I'll be there only by the good graces of Wyoming Conference of Building Officials. Our budget was cut 70% from last year. Thank you WCBO!


----------



## incognito (Apr 23, 2011)

I should be there.


----------



## RJJ (Apr 23, 2011)

I am planning on going! Depends on money!


----------



## peach (Apr 23, 2011)

my best bud from college lives there; I'm going to try to attend.. depends on money.


----------



## RJJ (Apr 23, 2011)

There seems to be some money from ICC but I don't know how it works!


----------



## jpranch (Apr 24, 2011)

RJJ, If you stand on 1 leg, swing a dead chicken over your head, spin counter clockwise on your left foot 3 times, then clockwise twice in the opposite direction, blink your left eye at the same time blinking your right eye, do a back flip and bounce back doing a front flip all while cross dealing 5 card stud in Deadwood South Dakota on the 4th of July on the 2nd Tuesday of the 13th month you may have a chance?


----------



## Kearney.200 (Apr 25, 2011)

I did that once was i traction for a week


----------



## RJJ (Apr 25, 2011)

So you are saying I have a slim chance of getting any funding.

Further there will be some great news of this gathering just hold on!


----------



## jpranch (Apr 25, 2011)

It surly seems like the process for scholarships from the ICC should not be that complicated? Perhaps it should be as simple as giving the money to the chapters and let them determine who gets assistance?


----------



## High Desert (Apr 25, 2011)

RJJ, I applied for a scholarship the first year they had them and I got one. I would encourage you to apply.


----------



## FM William Burns (Apr 25, 2011)

For those of you going may I recommend a great Rib Joint.......Cooper's Town near the Diamondbacks ballpark. Alice Coopers place.

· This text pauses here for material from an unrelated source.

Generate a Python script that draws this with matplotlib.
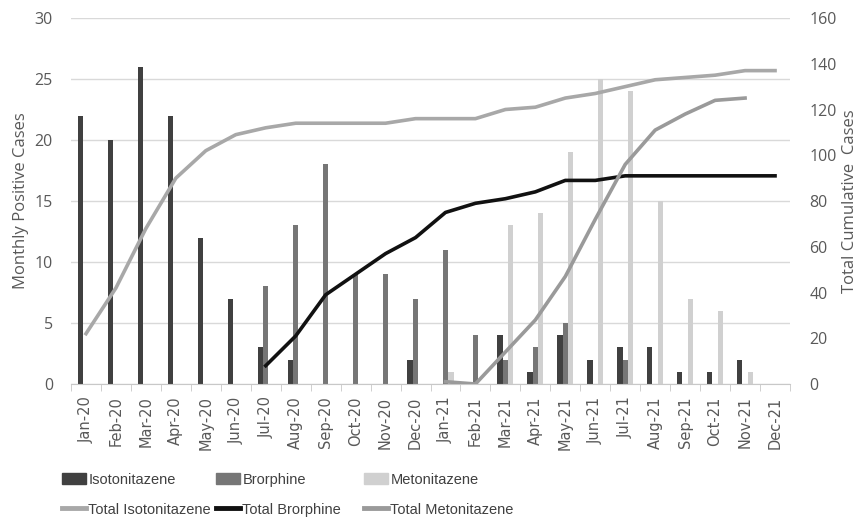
import numpy as np
import matplotlib
matplotlib.use("Agg")
import matplotlib.pyplot as plt
from matplotlib.patches import Patch
from matplotlib.lines import Line2D

plt.rcParams['font.family'] = ['Open Sans', 'DejaVu Sans']

months = ["Jan-20", "Feb-20", "Mar-20", "Apr-20", "May-20", "Jun-20", "Jul-20", "Aug-20",
          "Sep-20", "Oct-20", "Nov-20", "Dec-20", "Jan-21", "Feb-21", "Mar-21", "Apr-21",
          "May-21", "Jun-21", "Jul-21", "Aug-21", "Sep-21", "Oct-21", "Nov-21", "Dec-21"]

# monthly positives
isotonitazene = [22, 20, 26, 22, 12, 7, 3, 2, 0, 0, 0, 2, 0, 0, 4, 1, 4, 2, 3, 3, 1, 1, 2, 0]
brorphine = [0, 0, 0, 0, 0, 0, 8, 13, 18, 9, 9, 7, 11, 4, 2, 3, 5, 0, 2, 0, 0, 0, 0, 0]
metonitazene = [0, 0, 0, 0, 0, 0, 0, 0, 0, 0, 0, 0, 1, 0, 13, 14, 19, 25, 24, 15, 7, 6, 1, 0]

# cumulative totals (None = not plotted)
total_iso = [22, 42, 68, 90, 102, 109, 112, 114, 114, 114, 114, 116, 116, 116, 120, 121,
             125, 127, 130, 133, 134, 135, 137, 137]
total_bror = [None] * 6 + [8, 21, 39, 48, 57, 64, 75, 79, 81, 84, 89, 89, 91, 91, 91, 91, 91, 91]
total_meto = [None] * 12 + [1, 0, 14, 28, 47, 72, 96, 111, 118, 124, 125, None]

c_iso, c_bror, c_meto = "#404040", "#767676", "#d0d0d0"
c_tiso, c_tbror, c_tmeto = "#a8a8a8", "#111111", "#9a9a9a"
txt = "#595959"

fig = plt.figure(figsize=(8.61, 5.21), dpi=100)
ax = fig.add_axes([71 / 861, 1 - 384 / 521, (790 - 71) / 861, (384 - 18) / 521])
x = np.arange(len(months))
w = 0.18
ax.bar(x - w, isotonitazene, w, color=c_iso, zorder=2)
ax.bar(x, brorphine, w, color=c_bror, zorder=2)
ax.bar(x + w, metonitazene, w, color=c_meto, zorder=2)

ax.set_xlim(-0.5, len(months) - 0.5)
ax.set_ylim(0, 30)
ax.set_yticks(range(0, 31, 5))
ax.yaxis.grid(True, color="#d9d9d9", linewidth=1)
ax.set_axisbelow(True)
for s in ["top", "right", "left"]:
    ax.spines[s].set_visible(False)
ax.spines["bottom"].set_color("#c8c8c8")
ax.set_xticks(x)
ax.set_xticklabels(months, rotation=90, fontsize=10.5, color=txt, family="DejaVu Sans")
ax.tick_params(axis="x", length=0, pad=9)
ax.set_xticks(np.arange(-0.5, len(months)), minor=True)
ax.tick_params(axis="x", which="minor", length=5, color="#c8c8c8")
ax.tick_params(axis="y", length=0, labelsize=11.5, labelcolor=txt, pad=13)
ax.set_ylabel("Monthly Positive Cases", fontsize=12, color=txt, labelpad=4)

ax2 = ax.twinx()
ax2.plot(x, [np.nan if v is None else v for v in total_iso], color=c_tiso, lw=2.6)
ax2.plot(x, [np.nan if v is None else v for v in total_bror], color=c_tbror, lw=2.6)
ax2.plot(x, [np.nan if v is None else v for v in total_meto], color=c_tmeto, lw=2.6)
ax2.set_ylim(0, 160)
ax2.set_yticks(range(0, 161, 20))
for s in ax2.spines.values():
    s.set_visible(False)
ax2.tick_params(axis="y", length=0, labelsize=11.5, labelcolor=txt, pad=14)
ax2.set_ylabel("Total Cumulative  Cases", fontsize=12, color=txt, labelpad=4)

# legend: three columns, bar on top row, total line below
legend_cols = [(60, c_iso, c_tiso, "Isotonitazene", "Total Isotonitazene"),
               (214, c_bror, c_tbror, "Brorphine", "Total Brorphine"),
               (362, c_meto, c_tmeto, "Metonitazene", "Total Metonitazene")]
for px, cb, cl, lb, ll in legend_cols:
    fig.legend([Patch(color=cb), Line2D([], [], color=cl, lw=3.5)], [lb, ll],
               loc="lower left", bbox_to_anchor=(px / 861, 0.004), borderaxespad=0.0,
               borderpad=0.15, frameon=False, labelcolor="#404040",
               prop={"family": "Liberation Sans", "size": 10.5},
               handlelength=1.6, handleheight=0.8, handletextpad=0.2, labelspacing=1.1)

fig.savefig("out.png", dpi=100)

Best ribs besides mine and Mcray's in Rivera Beach, FL I've had and I love ribs


----------



## JBI (Apr 25, 2011)

FMWB - You should try MY ribs sometime...

Doubt I'll be able to go, but I'll look into it... have a few friends in AZ I'd like to see...


----------



## FredK (Apr 26, 2011)

Depends if the budget includes a buyout I'll be here:





If not I'll take the week off and drive the 30 miles and attend.


----------



## peach (Apr 26, 2011)

no bad comments about Deadwood, there JP.. getting pretty close to home...

although your point may be that h*ll may freeze over first?

Maybe that will change.. we'll see..


----------



## FyrBldgGuy (Apr 27, 2011)

I will be there online.  Maybe if all goes well I can attend.


----------



## jpranch (Apr 27, 2011)

peach, I love Deadwood. Very cool place to visit!


----------



## fatboy (Apr 27, 2011)

Me too! I just made my annual donation three weeks ago!


----------



## jpranch (Apr 27, 2011)

fatboy said:
			
		

> Me too! I just made my annual donation three weeks ago!


I not a real gambler but always make my $20 donation in Deadwood. My wife & I have quite a few visitors over the summer and always take them there. I often wonder why our visitors only come durning the summer???


----------



## fatboy (Apr 27, 2011)

"I often wonder why our visitors only come durning the summer???"

uh, blizzards and subzero weather?

But you know that......


----------